Secondhand Lions features three of the best actors in business and leaves viewers with a warm fuzzy feeling. Curiously the film quickly fades from memory like one of those disposable DVDs.  The film features some gorgeous cinematography from Jack N. Green (Unforgiven) and a script by its director Tim McCanlies, who wrote the charmingly clever animated adaptation of The Iron Giant. Because it never quite reaches its enormous potential, Secondhand Lions feels like a disappointment even though there's much to praise.

The idea of casting Sir Michael Caine and the All-American Robert Duvall as eccentric brothers named Garth and Hub seems a bit of a stretch, but the two do have nicely complementary acting styles. Both are low-key performers who can do more with a shrug or a glance than most other performers do with volumes of dialogue.

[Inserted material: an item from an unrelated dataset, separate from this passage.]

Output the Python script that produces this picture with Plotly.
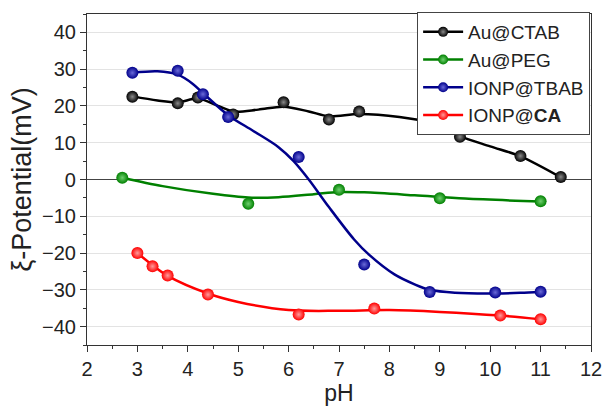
import plotly.graph_objects as go

# ---- measured points ----
ph_ctab = [2.9, 3.8, 4.2, 4.9, 5.9, 6.8, 7.4, 8.9, 9.4, 10.6, 11.4]
zp_ctab = [22.5, 20.7, 22.3, 17.7, 21.0, 16.3, 18.5, 15.8, 11.6, 6.4, 0.7]

ph_peg = [2.7, 5.2, 7.0, 9.0, 11.0]
zp_peg = [0.5, -6.6, -2.8, -5.1, -5.9]

ph_tbab = [2.9, 3.8, 4.3, 4.8, 6.2, 7.5, 8.8, 10.1, 11.0]
zp_tbab = [29.0, 29.6, 23.2, 17.0, 6.1, -23.1, -30.6, -30.7, -30.5]

ph_ca = [3.0, 3.3, 3.6, 4.4, 6.2, 7.7, 10.2, 11.0]
zp_ca = [-20.0, -23.6, -26.1, -31.3, -36.7, -35.1, -37.0, -38.0]

# ---- fitted guide curves ----
fit_ph_ctab = [2.9, 3.4, 3.8, 4.2, 4.6, 4.9, 5.4, 5.9, 6.4, 6.8, 7.4, 8.2, 8.9, 9.4, 10.0, 10.6, 11.4]
fit_zp_ctab = [22.6, 21.5, 21.0, 22.0, 20.0, 18.5, 19.0, 19.8, 18.5, 17.2, 17.8, 17.0, 15.2, 11.8, 9.0, 6.3, 0.6]

fit_ph_peg = [2.7, 3.5, 4.5, 5.2, 5.8, 6.5, 7.0, 7.5, 8.5, 9.5, 11.0]
fit_zp_peg = [0.5, -1.8, -3.9, -4.9, -4.8, -4.0, -3.4, -3.5, -4.3, -5.2, -6.0]

fit_ph_tbab = [2.9, 3.4, 3.8, 4.1, 4.3, 4.8, 5.3, 5.8, 6.1, 6.4, 6.8, 7.3, 7.6, 8.1, 8.5, 8.8, 9.3, 10.1, 10.6, 11.0]
fit_zp_tbab = [29.0, 29.4, 28.5, 26.0, 23.5, 17.5, 13.2, 8.8, 5.0, 0.0, -7.5, -16.3, -20.5, -25.8, -28.5, -30.0, -30.8, -31.0, -30.8, -30.5]

fit_ph_ca = [3.0, 3.3, 3.6, 4.4, 5.0, 6.0, 7.0, 8.0, 9.0, 10.2, 11.0]
fit_zp_ca = [-20.0, -23.3, -26.2, -31.0, -33.3, -35.5, -35.7, -35.5, -36.0, -37.0, -38.0]

names = ["Au@CTAB", "Au@PEG", "IONP@TBAB", "IONP@<b>CA</b>"]
colors = ["#000000", "#008000", "#00008b", "#ff0000"]
highlights = ["#8a8a8a", "#6fd06f", "#6a6ad8", "#ff9a9a"]

series = [
    (ph_ctab, zp_ctab, fit_ph_ctab, fit_zp_ctab),
    (ph_peg, zp_peg, fit_ph_peg, fit_zp_peg),
    (ph_tbab, zp_tbab, fit_ph_tbab, fit_zp_tbab),
    (ph_ca, zp_ca, fit_ph_ca, fit_zp_ca),
]

fig = go.Figure()
for (px, py, fx, fy), name, col, hl in zip(series, names, colors, highlights):
    mk = dict(size=12, color=col, gradient=dict(type="radial", color=hl),
              line=dict(width=0))
    fig.add_trace(go.Scatter(x=fx, y=fy, mode="lines",
                             line=dict(color=col, width=2.5, shape="spline", smoothing=0.9),
                             showlegend=False, hoverinfo="skip"))
    fig.add_trace(go.Scatter(x=px, y=py, mode="markers", marker=mk, showlegend=False, name=name))
    fig.add_trace(go.Scatter(x=[None], y=[None], mode="lines+markers", name=name,
                             line=dict(color=col, width=2.5),
                             marker=dict(size=10, color=col, gradient=dict(type="radial", color=hl))))

axis_font = dict(family="Liberation Sans, Arial, sans-serif", size=20, color="#222")
fig.update_layout(
    width=614, height=408,
    margin=dict(l=87, r=15, t=14, b=63),
    paper_bgcolor="white", plot_bgcolor="white",
    font=dict(family="Liberation Sans, Arial, sans-serif", color="#222"),
    showlegend=True,
    legend=dict(x=0.655, y=1.006, xanchor="left", yanchor="top",
                bgcolor="white", bordercolor="#444", borderwidth=1,
                font=dict(size=19, color="#222"), tracegroupgap=0,
                itemwidth=40),
    xaxis=dict(range=[2, 12], dtick=1, tick0=2, ticks="outside", ticklen=6, tickwidth=1.2,
               tickcolor="#333", showgrid=False, showline=True, linecolor="#333",
               linewidth=1.2, mirror=True, zeroline=False, tickfont=axis_font,
               minor=dict(dtick=0.5, ticks="outside", ticklen=3, tickcolor="#333", showgrid=False),
               title=dict(text="pH", font=dict(size=23, color="#222"), standoff=0)),
    yaxis=dict(range=[-45, 45], tickvals=[-40, -30, -20, -10, 0, 10, 20, 30, 40],
               ticks="outside", ticklen=6, tickwidth=1.2, tickcolor="#333",
               showgrid=True, gridcolor="#e3e3e3", gridwidth=1,
               showline=True, linecolor="#333", linewidth=1.2, mirror=True,
               zeroline=True, zerolinecolor="#444", zerolinewidth=1,
               tickfont=axis_font,
               minor=dict(dtick=5, ticks="outside", ticklen=3, tickcolor="#333", showgrid=False),
               title=dict(text="ξ-Potential(mV)", font=dict(size=27, color="#222"), standoff=2)),
)

fig.write_html("out.html")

Their characters are two reclusive fellows that all of people in the nearby Texas town talk about but none really know. The only thing anyone seems to ascertain about them is that they're rich. Blindly hopeful salesmen ignore their copious warning signs only to find their cars riddled with bullets courtesy of the privacy-loving siblings.

Their lead-enforced solitude is broken when their Machiavellian niece Mae (Kyra Sedgwick) unloads her reluctant son Walter (Haley Joel Osment) on them. Before they can refuse, she skips town and even leaves the lad a phony forwarding address, sticking them with him indefinitely.

Despite their odd habits (the two don't own a TV, and Hub sleepwalks), they quickly take to Walter because he's their only relative who isn't after their money. Garth even lets the lad in on their adventurous past. Walter isn't sure how much to believe, but it makes more sense than the rumors he's heard from the folks in town. These flashbacks are shot in a cartoonish manner that matches the way a kid like Walter would imagine them. The film's humor generally works. One scene that seems to stick in the mind: when a lion Garth and Hub have bought for an attempted safari proves to be an indifferent prey, so the three make it a pet.

McAnlies loads the film with a gooey sentimentality that quickly gets old. The heavy-handed manipulation is particularly unwelcome toward the end, although Caine's light touch helps. He seems to get more interesting with age, finding subtle flourishes that make a simple reaction shot mesmerizing. Because his own Cockney drawl is so familiar, Caine's reasonably convincing Texas accent takes some getting used to. Duvall expectedly has an easier time in that department and makes the most of his showier role.

With such intimidating company, Osment holds his own nicely. Despite his impressive track record, it's still astonishing how this young guy can convey complicated emotions so effortlessly.